Exclude the pictures, then copy all remaining records exactly.

**Data provided:**
***
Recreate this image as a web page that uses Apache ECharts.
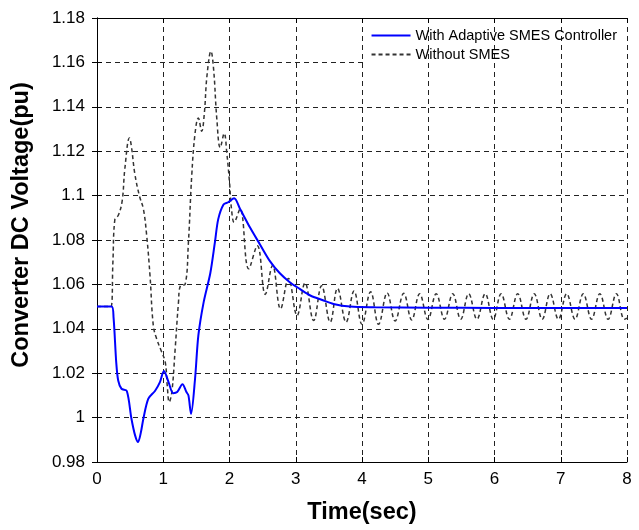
<!DOCTYPE html>
<html>
<head>
<meta charset="utf-8">
<script src="https://cdn.jsdelivr.net/npm/echarts@6/dist/echarts.min.js"></script>
<style>
html,body{margin:0;padding:0;background:#fff;}
#chart{width:639px;height:530px;}
</style>
</head>
<body>
<div id="chart"></div>
<script>
// Time (s) and voltage (pu) samples
var smesTime = [0, 0.22, 0.25, 0.29, 0.32, 0.37, 0.45, 0.52, 0.575, 0.62, 0.66, 0.70, 0.775, 0.875, 0.95, 1.01, 1.08, 1.15, 1.21, 1.29, 1.35, 1.38, 1.42, 1.48, 1.53, 1.61, 1.71, 1.78, 1.83, 1.91, 1.98, 2.07, 2.16, 2.31, 2.46, 2.61, 2.76, 2.91, 3.06, 3.22, 3.40, 3.57, 3.82, 4.2, 5, 6, 7, 8];
var smesVolt = [1.05, 1.05, 1.045, 1.025, 1.0167, 1.013, 1.012, 0.9995, 0.992, 0.989, 0.993, 0.9995, 1.0085, 1.012, 1.016, 1.021, 1.016, 1.011, 1.0115, 1.015, 1.0115, 1.010, 1.0017, 1.0175, 1.037, 1.052, 1.065, 1.079, 1.0894, 1.096, 1.097, 1.0988, 1.094, 1.0856, 1.078, 1.0705, 1.065, 1.061, 1.058, 1.055, 1.053, 1.0512, 1.0500, 1.0497, 1.0495, 1.0494, 1.0494, 1.0494];

var noSmesTime = [0, 0.21, 0.24, 0.27, 0.32, 0.38, 0.42, 0.49, 0.52, 0.57, 0.64, 0.70, 0.75, 0.80, 0.85, 0.90, 0.97, 1.03, 1.06, 1.09, 1.13, 1.18, 1.23, 1.26, 1.33, 1.38, 1.43, 1.48, 1.53, 1.58, 1.62, 1.66, 1.72, 1.76, 1.81, 1.86, 1.92, 1.96, 2.00, 2.03, 2.07, 2.16, 2.29, 2.42, 2.54, 2.65, 2.77, 2.89, 3.02, 3.14, 3.27, 3.39, 3.52, 3.63, 3.76, 3.88, 4.00, 4.13, 4.25, 4.38, 4.50, 4.63, 4.75, 4.87, 4.995, 5.12, 5.245, 5.37, 5.49, 5.61, 5.735, 5.86, 5.98, 6.10, 6.225, 6.35, 6.475, 6.60, 6.72, 6.84, 6.965, 7.09, 7.215, 7.34, 7.465, 7.59, 7.715, 7.84, 7.96, 8.0];
var noSmesVolt = [1.05, 1.05, 1.07, 1.0894, 1.091, 1.0976, 1.112, 1.126, 1.122, 1.110, 1.0999, 1.094, 1.082, 1.064, 1.0414, 1.0355, 1.030, 1.025, 1.0145, 1.007, 1.0115, 1.031, 1.052, 1.0594, 1.060, 1.079, 1.109, 1.128, 1.135, 1.129, 1.137, 1.154, 1.165, 1.157, 1.134, 1.1216, 1.128, 1.119, 1.106, 1.094, 1.088, 1.094, 1.067, 1.0774, 1.0555, 1.0685, 1.049, 1.0627, 1.046, 1.0606, 1.0437, 1.0594, 1.043, 1.0582, 1.043, 1.057, 1.042, 1.0567, 1.042, 1.0562, 1.0435, 1.0560, 1.0440, 1.0558, 1.0442, 1.0558, 1.0443, 1.0558, 1.0443, 1.0558, 1.0443, 1.0558, 1.0443, 1.0558, 1.0443, 1.0558, 1.0443, 1.0558, 1.0443, 1.0558, 1.0443, 1.0558, 1.0443, 1.0558, 1.0443, 1.0558, 1.0443, 1.0558, 1.0443, 1.0448];

var seriesNames = ['With Adaptive SMES Controller', 'Without SMES'];
var xTicks = {min: 0, max: 8, step: 1};
var yTicks = {min: 0.98, max: 1.18, step: 0.02};

function pairs(t, v) { return t.map(function (x, i) { return [x, v[i]]; }); }
function fmtY(v) { return String(parseFloat(v.toFixed(2))); }

var FONT = 'Liberation Sans, Arial, Helvetica, sans-serif';
var gridDash = {type: [5, 4], color: '#222', width: 1};

var chart = echarts.init(document.getElementById('chart'), null, {renderer: 'canvas'});
chart.setOption({
  animation: false,
  backgroundColor: '#fff',
  grid: {left: 97, right: 12, top: 18, bottom: 66, containLabel: false},
  graphic: [{
    type: 'rect', z: 2, silent: true,
    shape: {x: 364, y: 19, width: 262, height: 49},
    style: {fill: '#fff'}
  }],
  legend: {
    orient: 'vertical', right: 13, top: 19, z: 8,
    itemWidth: 39, itemHeight: 14, itemGap: 4,
    backgroundColor: 'transparent', padding: [9, 9, 5, 10],
    itemStyle: {opacity: 0},
    textStyle: {fontFamily: FONT, fontSize: 14.5, color: '#000'},
    data: seriesNames
  },
  xAxis: [{
    type: 'value', min: xTicks.min, max: xTicks.max, interval: xTicks.step, z: 3,
    name: 'Time(sec)', nameLocation: 'middle', nameGap: 39,
    nameTextStyle: {fontFamily: FONT, fontSize: 23.5, fontWeight: 'bold', color: '#000'},
    axisLine: {lineStyle: {color: '#000', width: 1}},
    axisTick: {inside: true, length: 5, lineStyle: {color: '#000'}},
    axisLabel: {fontFamily: FONT, fontSize: 17, color: '#000', margin: 9},
    splitLine: {show: true, lineStyle: gridDash}
  }, {
    type: 'value', position: 'top', min: xTicks.min, max: xTicks.max, interval: xTicks.step, z: 3,
    axisLine: {show: true, lineStyle: {color: '#000', width: 1}},
    axisTick: {inside: true, length: 5, lineStyle: {color: '#000'}},
    axisLabel: {show: false}, splitLine: {show: false}
  }],
  yAxis: [{
    type: 'value', min: yTicks.min, max: yTicks.max, interval: yTicks.step, z: 1,
    name: 'Converter DC Voltage(pu)', nameLocation: 'middle', nameGap: 63,
    nameTextStyle: {fontFamily: FONT, fontSize: 23.5, fontWeight: 'bold', color: '#000', padding: [0, 0, 0, 30]},
    axisLine: {show: true, lineStyle: {color: '#000', width: 1}},
    axisTick: {show: true, inside: true, length: 5, lineStyle: {color: '#000'}},
    axisLabel: {fontFamily: FONT, fontSize: 17, color: '#000', margin: 12, formatter: fmtY},
    splitLine: {show: true, lineStyle: gridDash}
  }, {
    type: 'value', position: 'right', min: yTicks.min, max: yTicks.max, interval: yTicks.step, z: 3,
    axisLine: {show: true, lineStyle: {color: '#000', width: 1}},
    axisTick: {show: true, inside: true, length: 5, lineStyle: {color: '#000'}},
    axisLabel: {show: false}, splitLine: {show: false}
  }],
  series: [{
    name: seriesNames[0], type: 'line', data: pairs(smesTime, smesVolt),
    xAxisIndex: 0, yAxisIndex: 0, z: 6,
    showSymbol: false, symbol: 'none', smooth: 0.3,
    lineStyle: {color: '#0000ff', width: 2}, itemStyle: {color: '#0000ff'}
  }, {
    name: seriesNames[1], type: 'line', data: pairs(noSmesTime, noSmesVolt),
    xAxisIndex: 0, yAxisIndex: 0, z: 5,
    showSymbol: false, symbol: 'none', smooth: 0.4,
    lineStyle: {color: '#333', width: 1.5, type: [4, 3]}, itemStyle: {color: '#333'}
  }]
});
</script>
</body>
</html>
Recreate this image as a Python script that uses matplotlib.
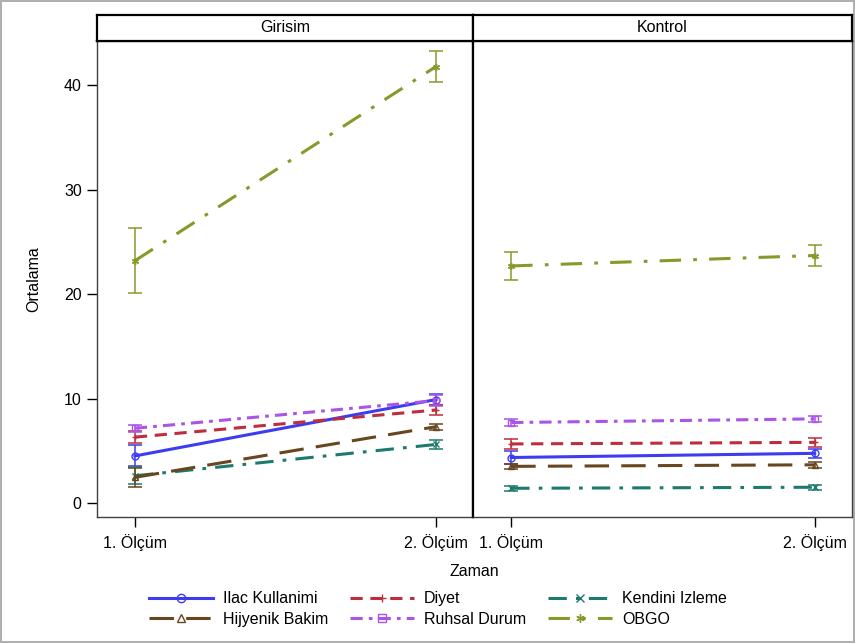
***
**Complete response:**
Recreate this image as a web page that uses Apache ECharts.
<!DOCTYPE html>
<html>
<head>
<meta charset="utf-8">
<script src="https://cdn.jsdelivr.net/npm/echarts@6/dist/echarts.min.js"></script>
<style>
html,body{margin:0;padding:0;background:#fff;}
#chart{width:639px;height:530px;}
</style>
</head>
<body>
<div id="chart"></div>
<script>
// Time (s) and voltage (pu) samples
var smesTime = [0, 0.22, 0.25, 0.29, 0.32, 0.37, 0.45, 0.52, 0.575, 0.62, 0.66, 0.70, 0.775, 0.875, 0.95, 1.01, 1.08, 1.15, 1.21, 1.29, 1.35, 1.38, 1.42, 1.48, 1.53, 1.61, 1.71, 1.78, 1.83, 1.91, 1.98, 2.07, 2.16, 2.31, 2.46, 2.61, 2.76, 2.91, 3.06, 3.22, 3.40, 3.57, 3.82, 4.2, 5, 6, 7, 8];
var smesVolt = [1.05, 1.05, 1.045, 1.025, 1.0167, 1.013, 1.012, 0.9995, 0.992, 0.989, 0.993, 0.9995, 1.0085, 1.012, 1.016, 1.021, 1.016, 1.011, 1.0115, 1.015, 1.0115, 1.010, 1.0017, 1.0175, 1.037, 1.052, 1.065, 1.079, 1.0894, 1.096, 1.097, 1.0988, 1.094, 1.0856, 1.078, 1.0705, 1.065, 1.061, 1.058, 1.055, 1.053, 1.0512, 1.0500, 1.0497, 1.0495, 1.0494, 1.0494, 1.0494];

var noSmesTime = [0, 0.21, 0.24, 0.27, 0.32, 0.38, 0.42, 0.49, 0.52, 0.57, 0.64, 0.70, 0.75, 0.80, 0.85, 0.90, 0.97, 1.03, 1.06, 1.09, 1.13, 1.18, 1.23, 1.26, 1.33, 1.38, 1.43, 1.48, 1.53, 1.58, 1.62, 1.66, 1.72, 1.76, 1.81, 1.86, 1.92, 1.96, 2.00, 2.03, 2.07, 2.16, 2.29, 2.42, 2.54, 2.65, 2.77, 2.89, 3.02, 3.14, 3.27, 3.39, 3.52, 3.63, 3.76, 3.88, 4.00, 4.13, 4.25, 4.38, 4.50, 4.63, 4.75, 4.87, 4.995, 5.12, 5.245, 5.37, 5.49, 5.61, 5.735, 5.86, 5.98, 6.10, 6.225, 6.35, 6.475, 6.60, 6.72, 6.84, 6.965, 7.09, 7.215, 7.34, 7.465, 7.59, 7.715, 7.84, 7.96, 8.0];
var noSmesVolt = [1.05, 1.05, 1.07, 1.0894, 1.091, 1.0976, 1.112, 1.126, 1.122, 1.110, 1.0999, 1.094, 1.082, 1.064, 1.0414, 1.0355, 1.030, 1.025, 1.0145, 1.007, 1.0115, 1.031, 1.052, 1.0594, 1.060, 1.079, 1.109, 1.128, 1.135, 1.129, 1.137, 1.154, 1.165, 1.157, 1.134, 1.1216, 1.128, 1.119, 1.106, 1.094, 1.088, 1.094, 1.067, 1.0774, 1.0555, 1.0685, 1.049, 1.0627, 1.046, 1.0606, 1.0437, 1.0594, 1.043, 1.0582, 1.043, 1.057, 1.042, 1.0567, 1.042, 1.0562, 1.0435, 1.0560, 1.0440, 1.0558, 1.0442, 1.0558, 1.0443, 1.0558, 1.0443, 1.0558, 1.0443, 1.0558, 1.0443, 1.0558, 1.0443, 1.0558, 1.0443, 1.0558, 1.0443, 1.0558, 1.0443, 1.0558, 1.0443, 1.0558, 1.0443, 1.0558, 1.0443, 1.0558, 1.0443, 1.0448];

var seriesNames = ['With Adaptive SMES Controller', 'Without SMES'];
var xTicks = {min: 0, max: 8, step: 1};
var yTicks = {min: 0.98, max: 1.18, step: 0.02};

function pairs(t, v) { return t.map(function (x, i) { return [x, v[i]]; }); }
function fmtY(v) { return String(parseFloat(v.toFixed(2))); }

var FONT = 'Liberation Sans, Arial, Helvetica, sans-serif';
var gridDash = {type: [5, 4], color: '#222', width: 1};

var chart = echarts.init(document.getElementById('chart'), null, {renderer: 'canvas'});
chart.setOption({
  animation: false,
  backgroundColor: '#fff',
  grid: {left: 97, right: 12, top: 18, bottom: 66, containLabel: false},
  graphic: [{
    type: 'rect', z: 2, silent: true,
    shape: {x: 364, y: 19, width: 262, height: 49},
    style: {fill: '#fff'}
  }],
  legend: {
    orient: 'vertical', right: 13, top: 19, z: 8,
    itemWidth: 39, itemHeight: 14, itemGap: 4,
    backgroundColor: 'transparent', padding: [9, 9, 5, 10],
    itemStyle: {opacity: 0},
    textStyle: {fontFamily: FONT, fontSize: 14.5, color: '#000'},
    data: seriesNames
  },
  xAxis: [{
    type: 'value', min: xTicks.min, max: xTicks.max, interval: xTicks.step, z: 3,
    name: 'Time(sec)', nameLocation: 'middle', nameGap: 39,
    nameTextStyle: {fontFamily: FONT, fontSize: 23.5, fontWeight: 'bold', color: '#000'},
    axisLine: {lineStyle: {color: '#000', width: 1}},
    axisTick: {inside: true, length: 5, lineStyle: {color: '#000'}},
    axisLabel: {fontFamily: FONT, fontSize: 17, color: '#000', margin: 9},
    splitLine: {show: true, lineStyle: gridDash}
  }, {
    type: 'value', position: 'top', min: xTicks.min, max: xTicks.max, interval: xTicks.step, z: 3,
    axisLine: {show: true, lineStyle: {color: '#000', width: 1}},
    axisTick: {inside: true, length: 5, lineStyle: {color: '#000'}},
    axisLabel: {show: false}, splitLine: {show: false}
  }],
  yAxis: [{
    type: 'value', min: yTicks.min, max: yTicks.max, interval: yTicks.step, z: 1,
    name: 'Converter DC Voltage(pu)', nameLocation: 'middle', nameGap: 63,
    nameTextStyle: {fontFamily: FONT, fontSize: 23.5, fontWeight: 'bold', color: '#000', padding: [0, 0, 0, 30]},
    axisLine: {show: true, lineStyle: {color: '#000', width: 1}},
    axisTick: {show: true, inside: true, length: 5, lineStyle: {color: '#000'}},
    axisLabel: {fontFamily: FONT, fontSize: 17, color: '#000', margin: 12, formatter: fmtY},
    splitLine: {show: true, lineStyle: gridDash}
  }, {
    type: 'value', position: 'right', min: yTicks.min, max: yTicks.max, interval: yTicks.step, z: 3,
    axisLine: {show: true, lineStyle: {color: '#000', width: 1}},
    axisTick: {show: true, inside: true, length: 5, lineStyle: {color: '#000'}},
    axisLabel: {show: false}, splitLine: {show: false}
  }],
  series: [{
    name: seriesNames[0], type: 'line', data: pairs(smesTime, smesVolt),
    xAxisIndex: 0, yAxisIndex: 0, z: 6,
    showSymbol: false, symbol: 'none', smooth: 0.3,
    lineStyle: {color: '#0000ff', width: 2}, itemStyle: {color: '#0000ff'}
  }, {
    name: seriesNames[1], type: 'line', data: pairs(noSmesTime, noSmesVolt),
    xAxisIndex: 0, yAxisIndex: 0, z: 5,
    showSymbol: false, symbol: 'none', smooth: 0.4,
    lineStyle: {color: '#333', width: 1.5, type: [4, 3]}, itemStyle: {color: '#333'}
  }]
});
</script>
</body>
</html>
Recreate this image as a Python script that uses matplotlib.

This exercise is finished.